Your instructions:
Without the images, write out the whole listing exactly.

Records with drawing code:
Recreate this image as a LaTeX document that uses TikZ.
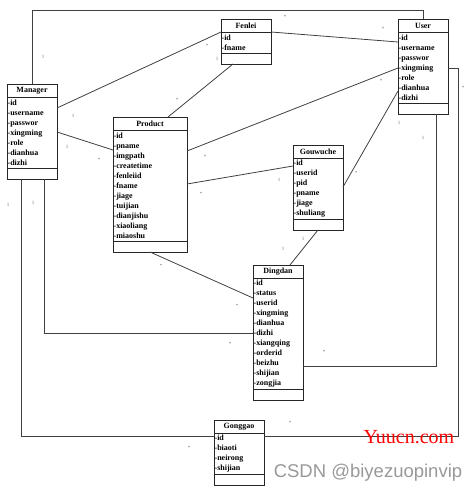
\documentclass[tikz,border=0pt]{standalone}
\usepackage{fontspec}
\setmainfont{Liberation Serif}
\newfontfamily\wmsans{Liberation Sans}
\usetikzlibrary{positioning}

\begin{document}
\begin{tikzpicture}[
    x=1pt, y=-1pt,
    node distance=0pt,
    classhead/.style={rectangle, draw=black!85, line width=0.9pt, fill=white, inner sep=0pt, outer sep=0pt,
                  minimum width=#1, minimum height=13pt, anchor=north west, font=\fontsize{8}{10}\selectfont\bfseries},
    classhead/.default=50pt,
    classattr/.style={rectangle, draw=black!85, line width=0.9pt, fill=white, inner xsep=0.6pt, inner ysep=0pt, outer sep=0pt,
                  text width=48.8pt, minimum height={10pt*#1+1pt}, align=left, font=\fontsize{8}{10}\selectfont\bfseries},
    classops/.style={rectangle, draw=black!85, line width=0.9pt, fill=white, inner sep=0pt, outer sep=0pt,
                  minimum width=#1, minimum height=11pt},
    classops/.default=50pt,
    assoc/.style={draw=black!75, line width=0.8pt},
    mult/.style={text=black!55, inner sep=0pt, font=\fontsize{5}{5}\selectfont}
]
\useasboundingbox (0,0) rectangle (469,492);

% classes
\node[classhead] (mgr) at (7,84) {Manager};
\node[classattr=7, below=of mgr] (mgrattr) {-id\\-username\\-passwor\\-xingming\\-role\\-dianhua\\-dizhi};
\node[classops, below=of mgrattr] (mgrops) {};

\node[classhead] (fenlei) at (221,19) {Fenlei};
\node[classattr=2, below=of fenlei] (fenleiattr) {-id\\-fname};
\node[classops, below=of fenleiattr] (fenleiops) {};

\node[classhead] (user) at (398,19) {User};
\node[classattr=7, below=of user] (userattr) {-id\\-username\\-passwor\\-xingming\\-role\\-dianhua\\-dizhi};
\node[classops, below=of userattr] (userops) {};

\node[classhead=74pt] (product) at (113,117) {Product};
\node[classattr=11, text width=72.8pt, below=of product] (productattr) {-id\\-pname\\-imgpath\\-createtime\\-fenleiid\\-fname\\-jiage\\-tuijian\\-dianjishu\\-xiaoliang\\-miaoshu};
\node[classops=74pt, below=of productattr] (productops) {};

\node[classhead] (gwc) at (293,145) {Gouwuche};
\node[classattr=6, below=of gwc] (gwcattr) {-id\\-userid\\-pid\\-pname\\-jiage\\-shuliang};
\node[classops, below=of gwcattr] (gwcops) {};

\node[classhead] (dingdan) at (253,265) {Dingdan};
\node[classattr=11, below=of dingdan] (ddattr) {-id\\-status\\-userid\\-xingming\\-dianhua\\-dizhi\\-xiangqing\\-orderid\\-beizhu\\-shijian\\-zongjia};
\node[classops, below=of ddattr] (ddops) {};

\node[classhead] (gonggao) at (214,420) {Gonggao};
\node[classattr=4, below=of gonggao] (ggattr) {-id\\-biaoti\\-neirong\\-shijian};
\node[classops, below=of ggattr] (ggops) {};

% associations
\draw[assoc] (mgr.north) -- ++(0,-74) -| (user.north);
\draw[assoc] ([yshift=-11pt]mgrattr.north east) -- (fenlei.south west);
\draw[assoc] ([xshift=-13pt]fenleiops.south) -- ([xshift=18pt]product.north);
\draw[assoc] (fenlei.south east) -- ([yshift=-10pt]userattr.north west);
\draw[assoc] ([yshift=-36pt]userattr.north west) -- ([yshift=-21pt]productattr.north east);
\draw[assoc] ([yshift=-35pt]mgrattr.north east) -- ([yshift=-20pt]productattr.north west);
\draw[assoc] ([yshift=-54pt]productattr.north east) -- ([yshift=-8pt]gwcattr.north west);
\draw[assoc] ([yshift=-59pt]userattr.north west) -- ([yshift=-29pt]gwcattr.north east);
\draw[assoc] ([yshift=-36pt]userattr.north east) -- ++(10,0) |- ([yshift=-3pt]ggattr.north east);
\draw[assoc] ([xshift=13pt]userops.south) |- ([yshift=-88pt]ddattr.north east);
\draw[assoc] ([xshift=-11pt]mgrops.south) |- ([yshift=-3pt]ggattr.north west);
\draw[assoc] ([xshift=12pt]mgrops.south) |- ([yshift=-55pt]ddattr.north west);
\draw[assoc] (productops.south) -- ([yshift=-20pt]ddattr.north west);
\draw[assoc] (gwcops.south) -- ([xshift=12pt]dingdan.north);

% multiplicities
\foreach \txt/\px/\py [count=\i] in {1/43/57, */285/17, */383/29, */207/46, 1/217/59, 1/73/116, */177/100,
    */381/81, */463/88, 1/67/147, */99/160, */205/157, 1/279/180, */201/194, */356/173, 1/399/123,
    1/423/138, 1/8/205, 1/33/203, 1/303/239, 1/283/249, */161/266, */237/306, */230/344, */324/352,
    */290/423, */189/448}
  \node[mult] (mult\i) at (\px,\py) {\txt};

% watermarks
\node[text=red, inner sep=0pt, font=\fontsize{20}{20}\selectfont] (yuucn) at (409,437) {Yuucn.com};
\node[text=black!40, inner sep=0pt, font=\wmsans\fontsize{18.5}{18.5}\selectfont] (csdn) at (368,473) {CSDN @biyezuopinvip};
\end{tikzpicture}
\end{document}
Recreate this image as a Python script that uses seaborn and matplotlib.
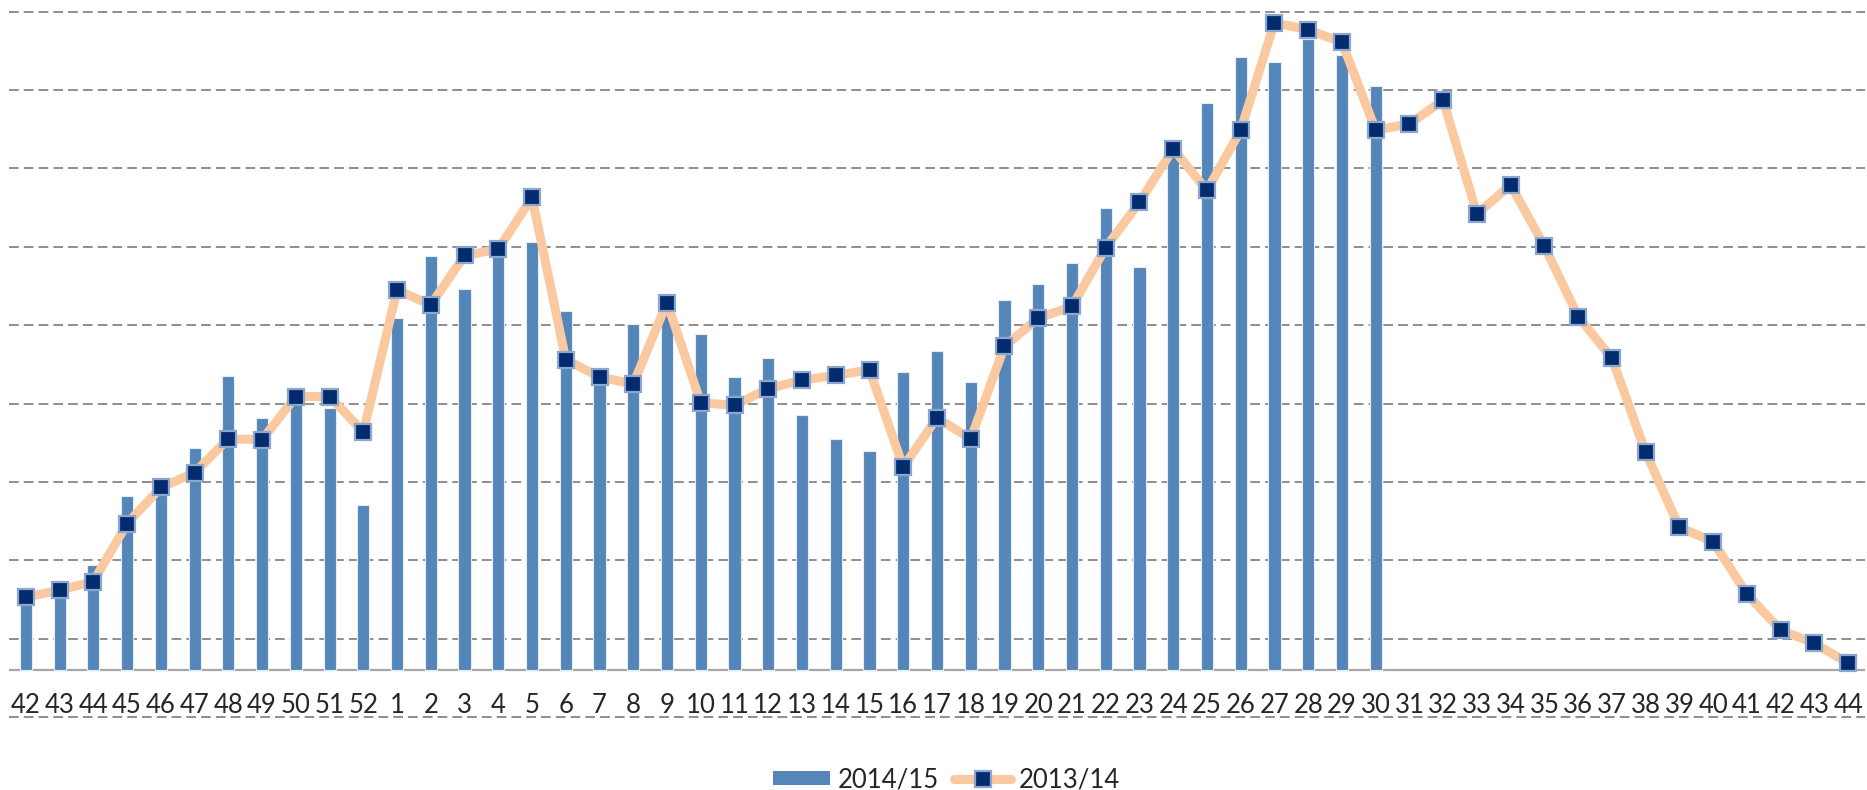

Reply:
Recreate this image as a LaTeX document that uses TikZ.
\documentclass[tikz,border=0pt]{standalone}
\usepackage{fontspec}
\setmainfont{Liberation Serif}
\newfontfamily\wmsans{Liberation Sans}
\usetikzlibrary{positioning}

\begin{document}
\begin{tikzpicture}[
    x=1pt, y=-1pt,
    node distance=0pt,
    classhead/.style={rectangle, draw=black!85, line width=0.9pt, fill=white, inner sep=0pt, outer sep=0pt,
                  minimum width=#1, minimum height=13pt, anchor=north west, font=\fontsize{8}{10}\selectfont\bfseries},
    classhead/.default=50pt,
    classattr/.style={rectangle, draw=black!85, line width=0.9pt, fill=white, inner xsep=0.6pt, inner ysep=0pt, outer sep=0pt,
                  text width=48.8pt, minimum height={10pt*#1+1pt}, align=left, font=\fontsize{8}{10}\selectfont\bfseries},
    classops/.style={rectangle, draw=black!85, line width=0.9pt, fill=white, inner sep=0pt, outer sep=0pt,
                  minimum width=#1, minimum height=11pt},
    classops/.default=50pt,
    assoc/.style={draw=black!75, line width=0.8pt},
    mult/.style={text=black!55, inner sep=0pt, font=\fontsize{5}{5}\selectfont}
]
\useasboundingbox (0,0) rectangle (469,492);

% classes
\node[classhead] (mgr) at (7,84) {Manager};
\node[classattr=7, below=of mgr] (mgrattr) {-id\\-username\\-passwor\\-xingming\\-role\\-dianhua\\-dizhi};
\node[classops, below=of mgrattr] (mgrops) {};

\node[classhead] (fenlei) at (221,19) {Fenlei};
\node[classattr=2, below=of fenlei] (fenleiattr) {-id\\-fname};
\node[classops, below=of fenleiattr] (fenleiops) {};

\node[classhead] (user) at (398,19) {User};
\node[classattr=7, below=of user] (userattr) {-id\\-username\\-passwor\\-xingming\\-role\\-dianhua\\-dizhi};
\node[classops, below=of userattr] (userops) {};

\node[classhead=74pt] (product) at (113,117) {Product};
\node[classattr=11, text width=72.8pt, below=of product] (productattr) {-id\\-pname\\-imgpath\\-createtime\\-fenleiid\\-fname\\-jiage\\-tuijian\\-dianjishu\\-xiaoliang\\-miaoshu};
\node[classops=74pt, below=of productattr] (productops) {};

\node[classhead] (gwc) at (293,145) {Gouwuche};
\node[classattr=6, below=of gwc] (gwcattr) {-id\\-userid\\-pid\\-pname\\-jiage\\-shuliang};
\node[classops, below=of gwcattr] (gwcops) {};

\node[classhead] (dingdan) at (253,265) {Dingdan};
\node[classattr=11, below=of dingdan] (ddattr) {-id\\-status\\-userid\\-xingming\\-dianhua\\-dizhi\\-xiangqing\\-orderid\\-beizhu\\-shijian\\-zongjia};
\node[classops, below=of ddattr] (ddops) {};

\node[classhead] (gonggao) at (214,420) {Gonggao};
\node[classattr=4, below=of gonggao] (ggattr) {-id\\-biaoti\\-neirong\\-shijian};
\node[classops, below=of ggattr] (ggops) {};

% associations
\draw[assoc] (mgr.north) -- ++(0,-74) -| (user.north);
\draw[assoc] ([yshift=-11pt]mgrattr.north east) -- (fenlei.south west);
\draw[assoc] ([xshift=-13pt]fenleiops.south) -- ([xshift=18pt]product.north);
\draw[assoc] (fenlei.south east) -- ([yshift=-10pt]userattr.north west);
\draw[assoc] ([yshift=-36pt]userattr.north west) -- ([yshift=-21pt]productattr.north east);
\draw[assoc] ([yshift=-35pt]mgrattr.north east) -- ([yshift=-20pt]productattr.north west);
\draw[assoc] ([yshift=-54pt]productattr.north east) -- ([yshift=-8pt]gwcattr.north west);
\draw[assoc] ([yshift=-59pt]userattr.north west) -- ([yshift=-29pt]gwcattr.north east);
\draw[assoc] ([yshift=-36pt]userattr.north east) -- ++(10,0) |- ([yshift=-3pt]ggattr.north east);
\draw[assoc] ([xshift=13pt]userops.south) |- ([yshift=-88pt]ddattr.north east);
\draw[assoc] ([xshift=-11pt]mgrops.south) |- ([yshift=-3pt]ggattr.north west);
\draw[assoc] ([xshift=12pt]mgrops.south) |- ([yshift=-55pt]ddattr.north west);
\draw[assoc] (productops.south) -- ([yshift=-20pt]ddattr.north west);
\draw[assoc] (gwcops.south) -- ([xshift=12pt]dingdan.north);

% multiplicities
\foreach \txt/\px/\py [count=\i] in {1/43/57, */285/17, */383/29, */207/46, 1/217/59, 1/73/116, */177/100,
    */381/81, */463/88, 1/67/147, */99/160, */205/157, 1/279/180, */201/194, */356/173, 1/399/123,
    1/423/138, 1/8/205, 1/33/203, 1/303/239, 1/283/249, */161/266, */237/306, */230/344, */324/352,
    */290/423, */189/448}
  \node[mult] (mult\i) at (\px,\py) {\txt};

% watermarks
\node[text=red, inner sep=0pt, font=\fontsize{20}{20}\selectfont] (yuucn) at (409,437) {Yuucn.com};
\node[text=black!40, inner sep=0pt, font=\wmsans\fontsize{18.5}{18.5}\selectfont] (csdn) at (368,473) {CSDN @biyezuopinvip};
\end{tikzpicture}
\end{document}
Recreate this image as a Python script that uses seaborn and matplotlib.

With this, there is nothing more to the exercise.